## EXERCISE INSTRUCTIONS
Write the data below out exactly as it stands. Do not include the pictures.
########################################
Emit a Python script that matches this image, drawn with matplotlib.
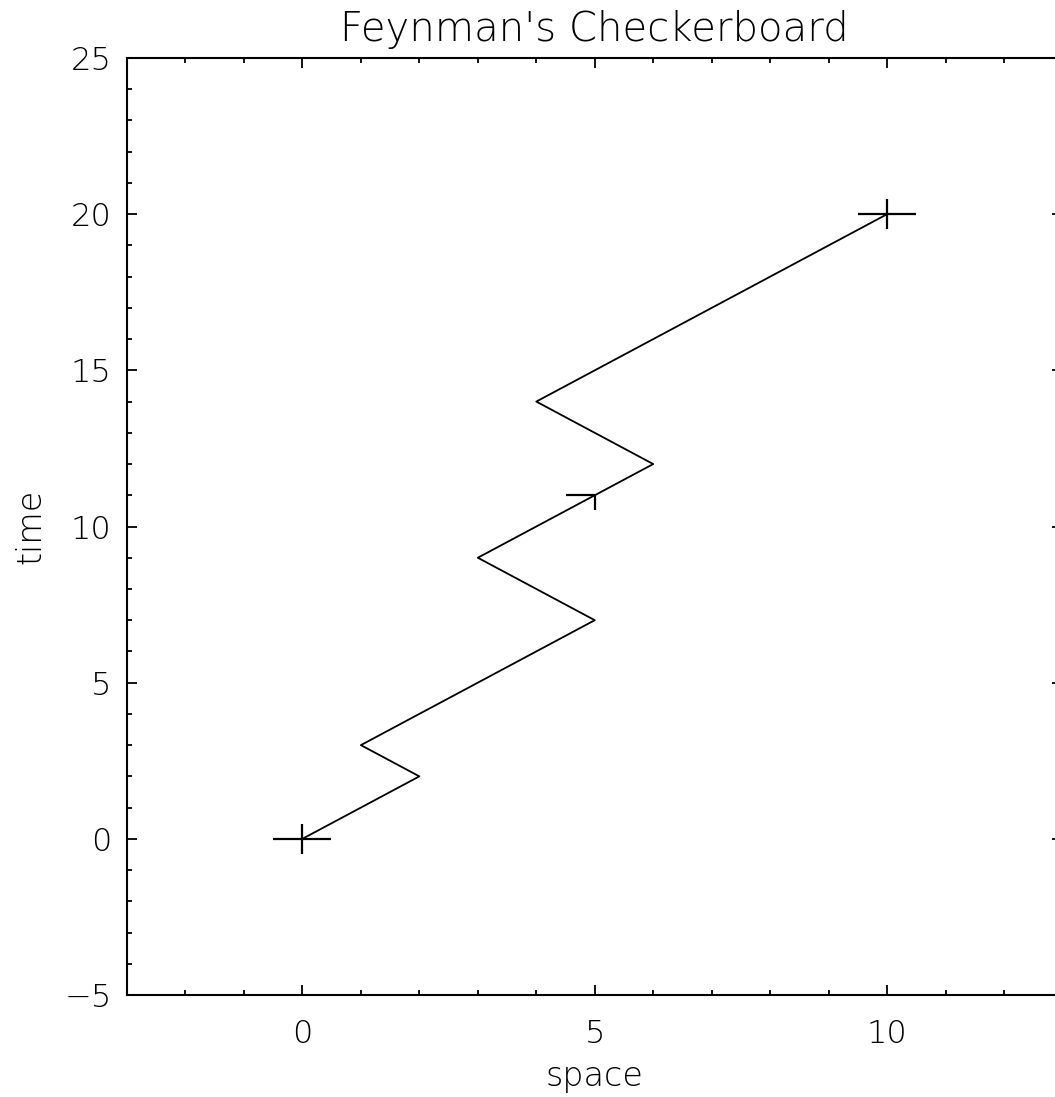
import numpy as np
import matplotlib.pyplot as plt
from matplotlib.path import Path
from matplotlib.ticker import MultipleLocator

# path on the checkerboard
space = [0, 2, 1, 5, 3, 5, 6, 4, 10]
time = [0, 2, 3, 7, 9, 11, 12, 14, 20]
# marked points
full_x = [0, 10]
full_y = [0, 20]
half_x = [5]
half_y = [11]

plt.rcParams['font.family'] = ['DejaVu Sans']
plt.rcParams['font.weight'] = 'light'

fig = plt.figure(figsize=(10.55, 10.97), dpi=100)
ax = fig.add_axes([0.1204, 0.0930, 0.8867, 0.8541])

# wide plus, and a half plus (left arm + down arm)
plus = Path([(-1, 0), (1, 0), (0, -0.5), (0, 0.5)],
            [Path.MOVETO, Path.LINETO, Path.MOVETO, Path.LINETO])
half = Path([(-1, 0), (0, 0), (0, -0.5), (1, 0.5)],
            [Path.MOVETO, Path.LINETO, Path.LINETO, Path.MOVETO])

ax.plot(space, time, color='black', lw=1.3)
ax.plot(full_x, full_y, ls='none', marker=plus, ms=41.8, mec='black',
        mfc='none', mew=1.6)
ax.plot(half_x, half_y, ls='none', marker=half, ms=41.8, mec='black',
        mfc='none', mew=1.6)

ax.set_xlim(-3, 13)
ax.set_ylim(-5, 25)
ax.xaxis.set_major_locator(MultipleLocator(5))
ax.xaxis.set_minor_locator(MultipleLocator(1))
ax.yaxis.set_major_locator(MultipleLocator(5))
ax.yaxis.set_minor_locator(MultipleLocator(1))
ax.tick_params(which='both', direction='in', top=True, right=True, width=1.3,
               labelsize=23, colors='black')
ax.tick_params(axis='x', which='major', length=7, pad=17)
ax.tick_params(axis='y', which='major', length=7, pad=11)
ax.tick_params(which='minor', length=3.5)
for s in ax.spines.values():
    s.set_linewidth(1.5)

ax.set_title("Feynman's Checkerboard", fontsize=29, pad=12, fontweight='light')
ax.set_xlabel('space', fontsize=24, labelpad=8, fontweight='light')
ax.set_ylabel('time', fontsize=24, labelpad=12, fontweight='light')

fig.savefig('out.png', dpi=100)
########################################
## SOLUTION BELOW
Emit a Python script that matches this image, drawn with matplotlib.
import numpy as np
import matplotlib.pyplot as plt
from matplotlib.path import Path
from matplotlib.ticker import MultipleLocator

# path on the checkerboard
space = [0, 2, 1, 5, 3, 5, 6, 4, 10]
time = [0, 2, 3, 7, 9, 11, 12, 14, 20]
# marked points
full_x = [0, 10]
full_y = [0, 20]
half_x = [5]
half_y = [11]

plt.rcParams['font.family'] = ['DejaVu Sans']
plt.rcParams['font.weight'] = 'light'

fig = plt.figure(figsize=(10.55, 10.97), dpi=100)
ax = fig.add_axes([0.1204, 0.0930, 0.8867, 0.8541])

# wide plus, and a half plus (left arm + down arm)
plus = Path([(-1, 0), (1, 0), (0, -0.5), (0, 0.5)],
            [Path.MOVETO, Path.LINETO, Path.MOVETO, Path.LINETO])
half = Path([(-1, 0), (0, 0), (0, -0.5), (1, 0.5)],
            [Path.MOVETO, Path.LINETO, Path.LINETO, Path.MOVETO])

ax.plot(space, time, color='black', lw=1.3)
ax.plot(full_x, full_y, ls='none', marker=plus, ms=41.8, mec='black',
        mfc='none', mew=1.6)
ax.plot(half_x, half_y, ls='none', marker=half, ms=41.8, mec='black',
        mfc='none', mew=1.6)

ax.set_xlim(-3, 13)
ax.set_ylim(-5, 25)
ax.xaxis.set_major_locator(MultipleLocator(5))
ax.xaxis.set_minor_locator(MultipleLocator(1))
ax.yaxis.set_major_locator(MultipleLocator(5))
ax.yaxis.set_minor_locator(MultipleLocator(1))
ax.tick_params(which='both', direction='in', top=True, right=True, width=1.3,
               labelsize=23, colors='black')
ax.tick_params(axis='x', which='major', length=7, pad=17)
ax.tick_params(axis='y', which='major', length=7, pad=11)
ax.tick_params(which='minor', length=3.5)
for s in ax.spines.values():
    s.set_linewidth(1.5)

ax.set_title("Feynman's Checkerboard", fontsize=29, pad=12, fontweight='light')
ax.set_xlabel('space', fontsize=24, labelpad=8, fontweight='light')
ax.set_ylabel('time', fontsize=24, labelpad=12, fontweight='light')

fig.savefig('out.png', dpi=100)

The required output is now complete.